Clinicians, in their desire to be helpful, sometimes offer predictions that cannot be guaranteed, which can create false hope or unnecessary fear.

I have found that honesty, even when it means saying “We don’t know yet,” builds more trust than any attempt at reassurance that cannot be backed up.

What families need most is not certainty but partnership: a sense that we will aim high, work together, and take the next step with purpose.

Structure and Stability as Anchors

Consistency and structure are powerful stabilisers. Establishing regular meeting times, predictable communication channels, and clear escalation routes helps everyone feel more secure.

It reduces crisis-driven interactions and allows the team to plan rather than react.

For me, stability is not about rigidity; it is about reliability.

It is about doing what you say you will do, when you say you will do it, and being transparent when plans need to change, or don’t go to plan.

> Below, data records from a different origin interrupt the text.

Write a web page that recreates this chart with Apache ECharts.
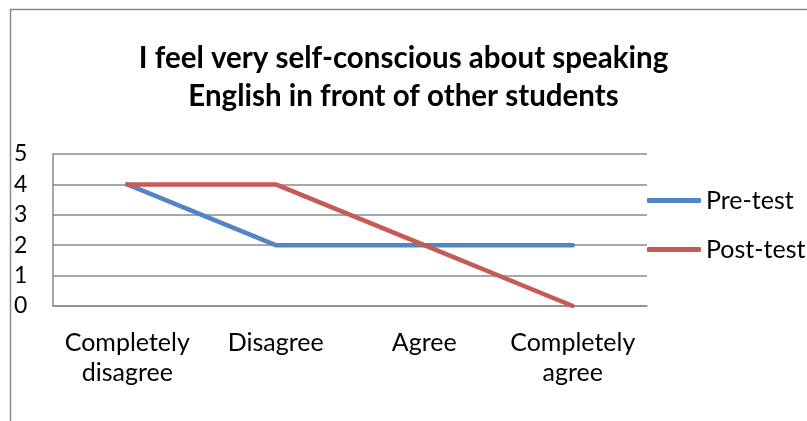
<!DOCTYPE html>
<html>
<head>
<meta charset="utf-8">
<script src="https://cdn.jsdelivr.net/npm/echarts@6/dist/echarts.min.js"></script>
<style>
  html, body { margin: 0; padding: 0; background: #fff; }
  #chart { width: 807px; height: 421px; }
</style>
</head>
<body>
<div id="chart"></div>
<script>
// Survey item: answer categories and response counts
const categories = ['Completely\ndisagree', 'Disagree', 'Agree', 'Completely\nagree'];
const preTest = [4, 2, 2, 2];
const postTest = [4, 4, 2, 0];
const yTicks = [0, 1, 2, 3, 4, 5];

const FONT = 'Lato, "Open Sans", sans-serif';
const GRID_COLOR = '#8a8a8a';

const chart = echarts.init(document.getElementById('chart'), null, { renderer: 'canvas' });

chart.setOption({
  backgroundColor: '#ffffff',
  animation: false,
  title: {
    text: 'I feel very self-conscious about speaking\nEnglish in front of other students',
    left: 'center',
    top: 39,
    padding: [0, 0, 0, 16],
    textStyle: {
      fontFamily: FONT,
      fontWeight: 'bold',
      fontSize: 29.5,
      lineHeight: 38,
      color: '#000'
    }
  },
  graphic: [{
    type: 'rect',
    silent: true,
    shape: { x: 10.5, y: 9.5, width: 1000, height: 1000 },
    style: { fill: null, stroke: GRID_COLOR, lineWidth: 1.5 },
    z: -1
  }],
  legend: {
    orient: 'vertical',
    left: 642,
    top: 183,
    itemWidth: 54,
    itemHeight: 5,
    itemGap: 24,
    icon: 'roundRect',
    textStyle: { fontFamily: FONT, fontSize: 25, color: '#000' },
    data: ['Pre-test', 'Post-test']
  },
  grid: { left: 53, top: 154, right: 160, bottom: 115, containLabel: false },
  xAxis: {
    type: 'category',
    data: categories,
    boundaryGap: true,
    axisLine: { show: true, lineStyle: { color: GRID_COLOR, width: 1.5 } },
    axisTick: { show: false },
    axisLabel: {
      interval: 0,
      margin: 22,
      fontFamily: FONT,
      fontSize: 25,
      lineHeight: 30,
      color: '#000',
      align: 'center'
    },
    splitLine: { show: false }
  },
  yAxis: {
    type: 'value',
    min: yTicks[0],
    max: yTicks[yTicks.length - 1],
    interval: 1,
    axisLine: { show: true, lineStyle: { color: GRID_COLOR, width: 1.5 } },
    axisTick: { show: false },
    axisLabel: {
      align: 'left',
      margin: 39,
      fontFamily: FONT,
      fontSize: 23,
      color: '#000',
      padding: [8, 0, 0, 0]
    },
    splitLine: { show: true, lineStyle: { color: GRID_COLOR, width: 1.5 } }
  },
  series: [
    {
      name: 'Pre-test',
      type: 'line',
      data: preTest,
      symbol: 'none',
      color: '#5385C4',
      lineStyle: { width: 4.5, color: '#5385C4', cap: 'round', join: 'round' }
    },
    {
      name: 'Post-test',
      type: 'line',
      data: postTest,
      symbol: 'none',
      color: '#C65A54',
      lineStyle: { width: 4.5, color: '#C65A54', cap: 'round', join: 'round' }
    }
  ]
});
</script>
</body>
</html>
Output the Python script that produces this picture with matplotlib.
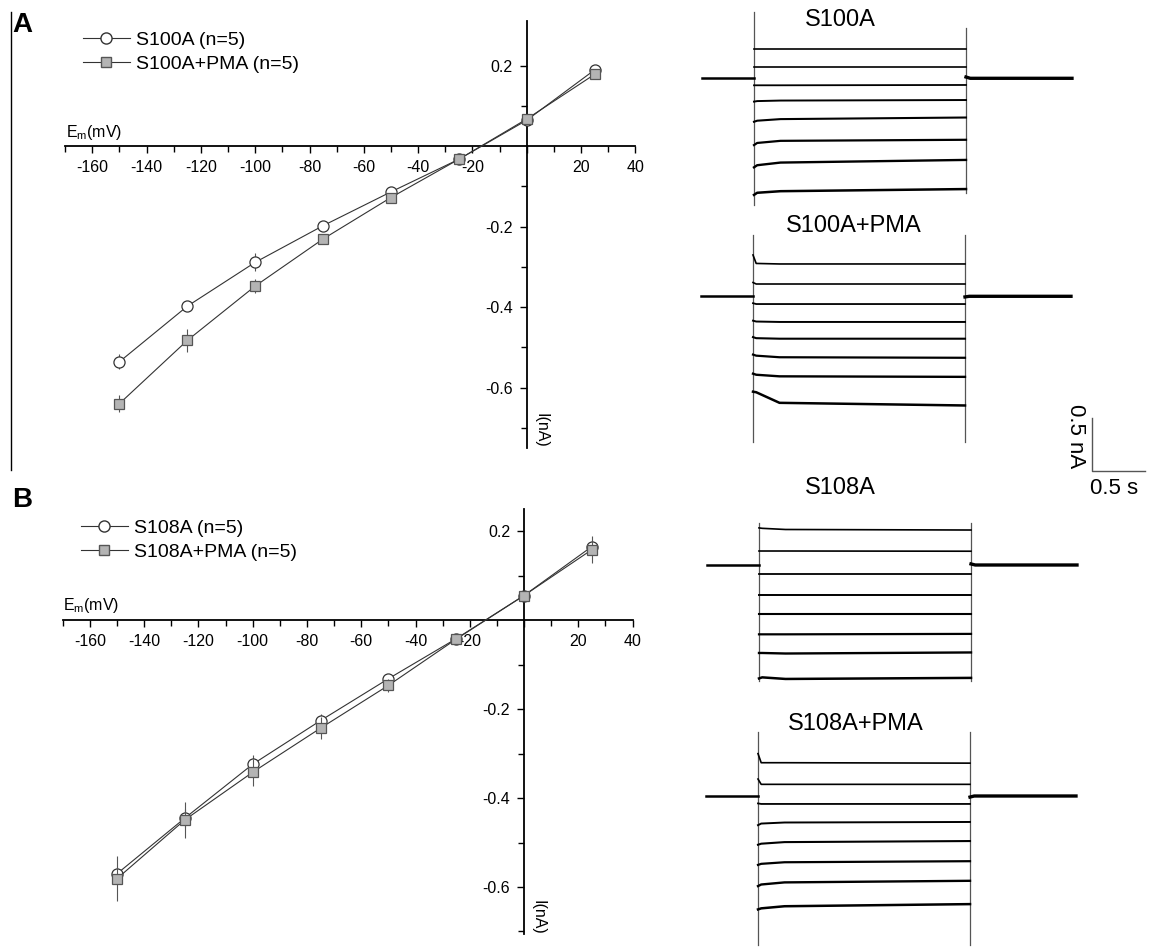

Humility and Honesty in Practice

Humility has become one of the most important tools in my practice, apologising when things do not go as expected, explaining decisions openly, and changing course without defensiveness.

This involves absorbing tension or taking responsibility for something simply to protect the therapeutic relationships around the client.

What matters is that every decision is grounded in the client’s best interests, not in avoiding conflict or appeasing egos – including my own.

A sense of humour, used thoughtfully, can help lighten the emotional load and remind everyone that moments of connection still exist, even in the most difficult circumstances.

A Privileged Role in Times of Profound Change

Keeping everyone on the same page is not simply a logistical task; it is a relational one.

It is about holding the team steady, keeping the vision clear, and ensuring that every decision is anchored in the client’s best interests – and no-one else’s.

It is demanding work, but it is also deeply meaningful.

We are privileged to walk alongside individuals and families as they rebuild their lives in the wake of profound change and to share in the cherished successes.